## Exercise brief
The lines below are to be quoted exactly, from the first through the one that contains "0.3548, 0.4585, 0.589, 0.793, 1.134, 1.44, 1.94, 2.39]".

## Data block
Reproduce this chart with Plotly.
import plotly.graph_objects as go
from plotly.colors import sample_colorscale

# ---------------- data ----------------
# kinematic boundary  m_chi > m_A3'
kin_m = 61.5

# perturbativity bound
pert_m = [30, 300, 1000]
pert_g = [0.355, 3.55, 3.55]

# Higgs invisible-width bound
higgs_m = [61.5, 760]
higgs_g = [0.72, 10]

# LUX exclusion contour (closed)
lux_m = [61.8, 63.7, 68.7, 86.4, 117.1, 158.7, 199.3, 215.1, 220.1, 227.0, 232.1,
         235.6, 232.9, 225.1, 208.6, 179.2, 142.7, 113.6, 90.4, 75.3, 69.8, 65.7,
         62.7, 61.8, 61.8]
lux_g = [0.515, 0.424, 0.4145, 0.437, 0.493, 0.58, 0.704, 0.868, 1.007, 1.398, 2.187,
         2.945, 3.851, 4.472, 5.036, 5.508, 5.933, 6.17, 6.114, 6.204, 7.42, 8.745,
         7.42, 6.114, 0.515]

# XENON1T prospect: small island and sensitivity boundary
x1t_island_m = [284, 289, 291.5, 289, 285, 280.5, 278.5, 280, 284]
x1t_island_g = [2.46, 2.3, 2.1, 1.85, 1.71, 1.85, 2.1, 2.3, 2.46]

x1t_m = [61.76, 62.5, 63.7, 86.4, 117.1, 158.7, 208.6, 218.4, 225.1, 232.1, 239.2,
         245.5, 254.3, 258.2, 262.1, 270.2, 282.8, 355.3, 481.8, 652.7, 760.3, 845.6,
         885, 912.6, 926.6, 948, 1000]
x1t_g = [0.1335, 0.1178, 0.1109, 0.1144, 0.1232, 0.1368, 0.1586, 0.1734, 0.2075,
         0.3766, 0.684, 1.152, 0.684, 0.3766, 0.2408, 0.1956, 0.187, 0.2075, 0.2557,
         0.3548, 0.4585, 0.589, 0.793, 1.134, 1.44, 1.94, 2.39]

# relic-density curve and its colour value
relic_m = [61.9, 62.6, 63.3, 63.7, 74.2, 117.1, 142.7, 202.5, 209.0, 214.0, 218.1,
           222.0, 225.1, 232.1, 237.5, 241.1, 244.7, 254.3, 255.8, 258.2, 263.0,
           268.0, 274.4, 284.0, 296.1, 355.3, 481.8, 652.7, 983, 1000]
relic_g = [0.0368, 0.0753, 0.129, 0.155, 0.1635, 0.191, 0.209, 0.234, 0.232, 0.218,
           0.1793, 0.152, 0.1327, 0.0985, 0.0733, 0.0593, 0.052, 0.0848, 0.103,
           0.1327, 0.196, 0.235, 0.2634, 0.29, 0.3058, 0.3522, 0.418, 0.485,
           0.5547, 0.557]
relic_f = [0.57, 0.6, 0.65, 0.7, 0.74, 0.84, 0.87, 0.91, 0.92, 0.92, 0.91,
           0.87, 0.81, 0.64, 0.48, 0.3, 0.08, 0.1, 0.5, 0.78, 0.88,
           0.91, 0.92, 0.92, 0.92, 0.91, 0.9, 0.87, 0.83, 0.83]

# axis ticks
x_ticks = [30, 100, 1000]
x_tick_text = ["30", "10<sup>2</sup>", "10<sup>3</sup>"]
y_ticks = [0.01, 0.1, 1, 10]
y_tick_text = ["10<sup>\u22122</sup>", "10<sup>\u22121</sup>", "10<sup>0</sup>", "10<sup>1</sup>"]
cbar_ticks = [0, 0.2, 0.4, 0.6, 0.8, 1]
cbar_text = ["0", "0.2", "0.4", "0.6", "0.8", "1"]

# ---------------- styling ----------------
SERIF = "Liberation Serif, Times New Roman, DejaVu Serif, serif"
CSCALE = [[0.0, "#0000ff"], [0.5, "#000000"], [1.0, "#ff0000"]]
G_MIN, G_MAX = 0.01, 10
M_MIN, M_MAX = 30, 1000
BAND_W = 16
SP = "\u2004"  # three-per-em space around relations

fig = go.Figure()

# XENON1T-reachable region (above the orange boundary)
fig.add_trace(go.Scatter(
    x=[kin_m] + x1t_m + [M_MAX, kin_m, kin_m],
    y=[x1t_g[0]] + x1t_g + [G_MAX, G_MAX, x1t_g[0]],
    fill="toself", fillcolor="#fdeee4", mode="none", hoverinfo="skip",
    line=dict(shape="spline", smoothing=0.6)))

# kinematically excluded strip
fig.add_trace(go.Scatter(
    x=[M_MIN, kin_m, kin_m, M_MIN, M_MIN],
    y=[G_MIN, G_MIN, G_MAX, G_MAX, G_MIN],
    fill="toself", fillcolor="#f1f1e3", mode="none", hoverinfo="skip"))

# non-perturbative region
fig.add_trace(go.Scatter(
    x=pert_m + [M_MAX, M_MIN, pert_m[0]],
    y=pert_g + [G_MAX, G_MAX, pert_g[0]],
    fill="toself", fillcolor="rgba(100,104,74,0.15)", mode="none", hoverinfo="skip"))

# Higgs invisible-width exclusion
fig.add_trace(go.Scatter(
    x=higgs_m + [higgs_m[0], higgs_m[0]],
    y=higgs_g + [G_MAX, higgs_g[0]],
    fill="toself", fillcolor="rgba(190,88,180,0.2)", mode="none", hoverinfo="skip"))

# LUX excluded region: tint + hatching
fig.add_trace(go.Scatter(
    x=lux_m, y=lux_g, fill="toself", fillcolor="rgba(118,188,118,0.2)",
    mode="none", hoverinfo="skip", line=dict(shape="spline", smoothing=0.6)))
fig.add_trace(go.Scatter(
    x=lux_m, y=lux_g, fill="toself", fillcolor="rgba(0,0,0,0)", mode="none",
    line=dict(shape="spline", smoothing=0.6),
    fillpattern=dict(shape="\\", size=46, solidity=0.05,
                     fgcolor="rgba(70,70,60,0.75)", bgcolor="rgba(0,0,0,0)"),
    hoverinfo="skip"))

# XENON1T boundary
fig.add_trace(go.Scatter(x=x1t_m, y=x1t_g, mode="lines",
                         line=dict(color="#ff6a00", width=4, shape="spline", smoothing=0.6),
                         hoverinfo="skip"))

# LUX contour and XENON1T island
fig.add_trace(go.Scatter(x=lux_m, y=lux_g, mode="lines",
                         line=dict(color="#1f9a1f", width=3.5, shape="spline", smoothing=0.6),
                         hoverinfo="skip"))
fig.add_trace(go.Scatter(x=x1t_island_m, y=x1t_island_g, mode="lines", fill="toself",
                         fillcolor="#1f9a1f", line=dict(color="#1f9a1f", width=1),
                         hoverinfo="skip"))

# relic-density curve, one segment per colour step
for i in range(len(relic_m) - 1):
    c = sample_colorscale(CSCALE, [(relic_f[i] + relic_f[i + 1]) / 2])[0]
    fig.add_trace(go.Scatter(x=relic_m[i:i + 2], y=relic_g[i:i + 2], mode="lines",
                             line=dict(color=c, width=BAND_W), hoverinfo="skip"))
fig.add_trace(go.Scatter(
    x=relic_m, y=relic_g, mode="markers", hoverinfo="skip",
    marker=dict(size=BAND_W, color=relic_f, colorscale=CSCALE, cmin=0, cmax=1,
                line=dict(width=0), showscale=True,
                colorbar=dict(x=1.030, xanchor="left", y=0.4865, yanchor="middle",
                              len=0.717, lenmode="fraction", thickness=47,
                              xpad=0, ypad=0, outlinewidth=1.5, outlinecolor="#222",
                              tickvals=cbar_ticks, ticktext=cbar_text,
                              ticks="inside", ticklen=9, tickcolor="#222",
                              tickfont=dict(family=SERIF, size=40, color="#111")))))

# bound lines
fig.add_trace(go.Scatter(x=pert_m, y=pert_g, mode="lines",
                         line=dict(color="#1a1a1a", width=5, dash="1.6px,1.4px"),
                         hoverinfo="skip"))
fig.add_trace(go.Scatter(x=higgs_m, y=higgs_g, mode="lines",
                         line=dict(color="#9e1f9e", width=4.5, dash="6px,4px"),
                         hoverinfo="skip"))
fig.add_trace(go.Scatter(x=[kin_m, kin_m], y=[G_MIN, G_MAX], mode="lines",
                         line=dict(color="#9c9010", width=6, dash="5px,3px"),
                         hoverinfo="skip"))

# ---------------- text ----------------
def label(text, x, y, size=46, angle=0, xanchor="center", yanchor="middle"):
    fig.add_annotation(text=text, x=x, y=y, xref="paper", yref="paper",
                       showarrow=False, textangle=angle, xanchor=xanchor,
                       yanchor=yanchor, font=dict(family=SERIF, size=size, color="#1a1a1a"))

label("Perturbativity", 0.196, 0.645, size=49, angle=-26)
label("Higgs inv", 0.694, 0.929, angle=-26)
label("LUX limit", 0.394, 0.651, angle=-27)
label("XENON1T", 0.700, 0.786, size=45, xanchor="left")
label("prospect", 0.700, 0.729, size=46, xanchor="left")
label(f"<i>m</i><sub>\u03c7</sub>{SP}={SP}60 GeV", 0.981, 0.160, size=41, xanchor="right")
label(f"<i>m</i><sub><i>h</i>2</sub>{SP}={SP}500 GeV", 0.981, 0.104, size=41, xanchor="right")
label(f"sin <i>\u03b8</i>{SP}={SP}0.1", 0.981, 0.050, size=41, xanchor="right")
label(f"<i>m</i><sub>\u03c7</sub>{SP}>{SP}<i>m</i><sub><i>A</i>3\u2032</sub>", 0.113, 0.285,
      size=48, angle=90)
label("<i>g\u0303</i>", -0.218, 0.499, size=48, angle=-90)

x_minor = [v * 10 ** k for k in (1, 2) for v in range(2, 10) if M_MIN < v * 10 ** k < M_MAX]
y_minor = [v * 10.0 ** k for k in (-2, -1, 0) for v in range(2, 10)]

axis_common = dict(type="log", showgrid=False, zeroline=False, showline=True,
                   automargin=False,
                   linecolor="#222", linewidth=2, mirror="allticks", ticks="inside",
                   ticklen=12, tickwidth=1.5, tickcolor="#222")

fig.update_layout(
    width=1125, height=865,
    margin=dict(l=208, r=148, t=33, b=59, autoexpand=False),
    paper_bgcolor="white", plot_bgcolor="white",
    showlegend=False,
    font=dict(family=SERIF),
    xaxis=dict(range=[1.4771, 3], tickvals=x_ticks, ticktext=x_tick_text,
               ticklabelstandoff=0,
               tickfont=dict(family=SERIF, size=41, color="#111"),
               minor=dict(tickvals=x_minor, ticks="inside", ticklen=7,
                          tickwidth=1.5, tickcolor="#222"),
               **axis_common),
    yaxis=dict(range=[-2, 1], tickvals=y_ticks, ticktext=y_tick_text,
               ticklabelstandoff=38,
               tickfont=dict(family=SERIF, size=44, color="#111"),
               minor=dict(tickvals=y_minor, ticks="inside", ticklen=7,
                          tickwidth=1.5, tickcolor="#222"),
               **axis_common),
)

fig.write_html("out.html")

## Result of the exercise
Reproduce this chart with Plotly.
import plotly.graph_objects as go
from plotly.colors import sample_colorscale

# ---------------- data ----------------
# kinematic boundary  m_chi > m_A3'
kin_m = 61.5

# perturbativity bound
pert_m = [30, 300, 1000]
pert_g = [0.355, 3.55, 3.55]

# Higgs invisible-width bound
higgs_m = [61.5, 760]
higgs_g = [0.72, 10]

# LUX exclusion contour (closed)
lux_m = [61.8, 63.7, 68.7, 86.4, 117.1, 158.7, 199.3, 215.1, 220.1, 227.0, 232.1,
         235.6, 232.9, 225.1, 208.6, 179.2, 142.7, 113.6, 90.4, 75.3, 69.8, 65.7,
         62.7, 61.8, 61.8]
lux_g = [0.515, 0.424, 0.4145, 0.437, 0.493, 0.58, 0.704, 0.868, 1.007, 1.398, 2.187,
         2.945, 3.851, 4.472, 5.036, 5.508, 5.933, 6.17, 6.114, 6.204, 7.42, 8.745,
         7.42, 6.114, 0.515]

# XENON1T prospect: small island and sensitivity boundary
x1t_island_m = [284, 289, 291.5, 289, 285, 280.5, 278.5, 280, 284]
x1t_island_g = [2.46, 2.3, 2.1, 1.85, 1.71, 1.85, 2.1, 2.3, 2.46]

x1t_m = [61.76, 62.5, 63.7, 86.4, 117.1, 158.7, 208.6, 218.4, 225.1, 232.1, 239.2,
         245.5, 254.3, 258.2, 262.1, 270.2, 282.8, 355.3, 481.8, 652.7, 760.3, 845.6,
         885, 912.6, 926.6, 948, 1000]
x1t_g = [0.1335, 0.1178, 0.1109, 0.1144, 0.1232, 0.1368, 0.1586, 0.1734, 0.2075,
         0.3766, 0.684, 1.152, 0.684, 0.3766, 0.2408, 0.1956, 0.187, 0.2075, 0.2557,
         0.3548, 0.4585, 0.589, 0.793, 1.134, 1.44, 1.94, 2.39]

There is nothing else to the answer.